===== Given data =====
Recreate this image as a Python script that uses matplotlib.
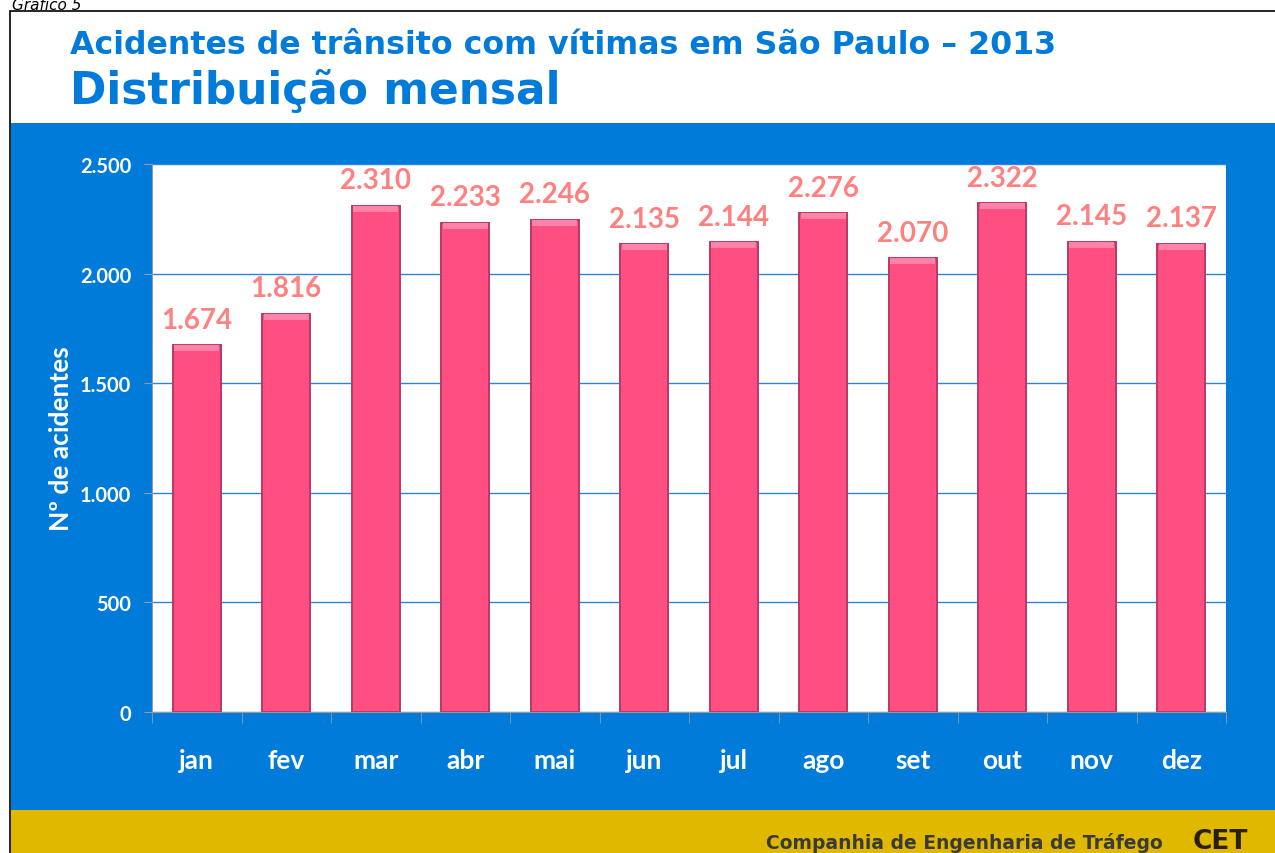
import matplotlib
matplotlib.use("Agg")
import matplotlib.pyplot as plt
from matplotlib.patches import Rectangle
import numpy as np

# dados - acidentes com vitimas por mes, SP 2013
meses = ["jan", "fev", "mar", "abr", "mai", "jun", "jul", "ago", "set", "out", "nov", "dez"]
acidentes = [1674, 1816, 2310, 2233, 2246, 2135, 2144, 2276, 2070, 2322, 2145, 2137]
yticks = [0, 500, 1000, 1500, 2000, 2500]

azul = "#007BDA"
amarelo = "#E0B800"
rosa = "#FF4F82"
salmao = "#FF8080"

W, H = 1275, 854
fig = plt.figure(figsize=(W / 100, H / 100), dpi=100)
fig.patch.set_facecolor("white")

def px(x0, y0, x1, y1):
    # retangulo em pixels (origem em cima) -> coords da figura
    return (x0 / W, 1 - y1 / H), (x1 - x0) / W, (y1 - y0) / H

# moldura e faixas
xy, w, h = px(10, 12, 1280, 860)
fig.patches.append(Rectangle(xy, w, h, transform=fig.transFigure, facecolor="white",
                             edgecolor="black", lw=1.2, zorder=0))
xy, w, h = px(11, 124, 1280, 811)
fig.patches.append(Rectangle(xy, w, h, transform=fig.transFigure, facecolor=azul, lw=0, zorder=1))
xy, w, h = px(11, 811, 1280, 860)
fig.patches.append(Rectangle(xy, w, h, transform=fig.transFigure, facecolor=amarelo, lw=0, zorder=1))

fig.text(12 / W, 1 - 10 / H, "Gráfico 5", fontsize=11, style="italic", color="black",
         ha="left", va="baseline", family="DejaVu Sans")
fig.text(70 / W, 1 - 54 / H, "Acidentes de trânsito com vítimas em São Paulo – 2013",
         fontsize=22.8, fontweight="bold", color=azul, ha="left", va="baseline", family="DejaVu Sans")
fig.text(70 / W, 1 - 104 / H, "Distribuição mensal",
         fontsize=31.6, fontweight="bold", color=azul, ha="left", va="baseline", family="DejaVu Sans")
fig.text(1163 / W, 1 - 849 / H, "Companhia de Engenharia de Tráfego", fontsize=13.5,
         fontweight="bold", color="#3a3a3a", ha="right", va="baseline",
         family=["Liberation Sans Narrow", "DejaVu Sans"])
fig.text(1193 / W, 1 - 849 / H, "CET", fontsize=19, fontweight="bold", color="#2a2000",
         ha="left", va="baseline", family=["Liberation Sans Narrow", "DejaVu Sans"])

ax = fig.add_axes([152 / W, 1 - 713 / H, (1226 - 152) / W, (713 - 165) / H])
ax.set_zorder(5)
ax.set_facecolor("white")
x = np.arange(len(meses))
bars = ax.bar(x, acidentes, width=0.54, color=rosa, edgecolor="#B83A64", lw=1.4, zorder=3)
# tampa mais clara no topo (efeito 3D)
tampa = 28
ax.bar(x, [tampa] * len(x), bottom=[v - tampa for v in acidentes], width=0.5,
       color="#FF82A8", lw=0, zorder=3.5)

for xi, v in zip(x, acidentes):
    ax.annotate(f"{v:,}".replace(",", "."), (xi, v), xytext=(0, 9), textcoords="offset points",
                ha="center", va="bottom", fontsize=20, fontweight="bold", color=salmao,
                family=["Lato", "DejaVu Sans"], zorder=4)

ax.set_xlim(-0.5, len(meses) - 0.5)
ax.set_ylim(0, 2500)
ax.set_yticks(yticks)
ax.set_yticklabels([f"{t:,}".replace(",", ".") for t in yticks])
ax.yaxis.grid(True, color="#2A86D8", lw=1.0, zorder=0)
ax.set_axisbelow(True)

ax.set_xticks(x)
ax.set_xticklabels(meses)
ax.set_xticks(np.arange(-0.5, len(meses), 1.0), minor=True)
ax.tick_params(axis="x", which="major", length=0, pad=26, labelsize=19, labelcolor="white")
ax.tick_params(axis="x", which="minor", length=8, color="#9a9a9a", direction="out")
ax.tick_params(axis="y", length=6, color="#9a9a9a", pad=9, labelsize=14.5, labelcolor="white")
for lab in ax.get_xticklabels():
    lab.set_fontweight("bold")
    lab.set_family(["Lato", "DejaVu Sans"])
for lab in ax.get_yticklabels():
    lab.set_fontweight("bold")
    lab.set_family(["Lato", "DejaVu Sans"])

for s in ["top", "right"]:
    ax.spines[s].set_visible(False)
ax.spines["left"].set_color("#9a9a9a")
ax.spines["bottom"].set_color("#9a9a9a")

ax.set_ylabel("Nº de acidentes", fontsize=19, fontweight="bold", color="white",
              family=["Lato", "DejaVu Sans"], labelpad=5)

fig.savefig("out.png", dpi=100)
=====
» Your task
Search the listing for the string "matplotlib". Copy each line where it turns up.

» Expected answer
Recreate this image as a Python script that uses matplotlib.
import matplotlib
matplotlib.use("Agg")
import matplotlib.pyplot as plt
from matplotlib.patches import Rectangle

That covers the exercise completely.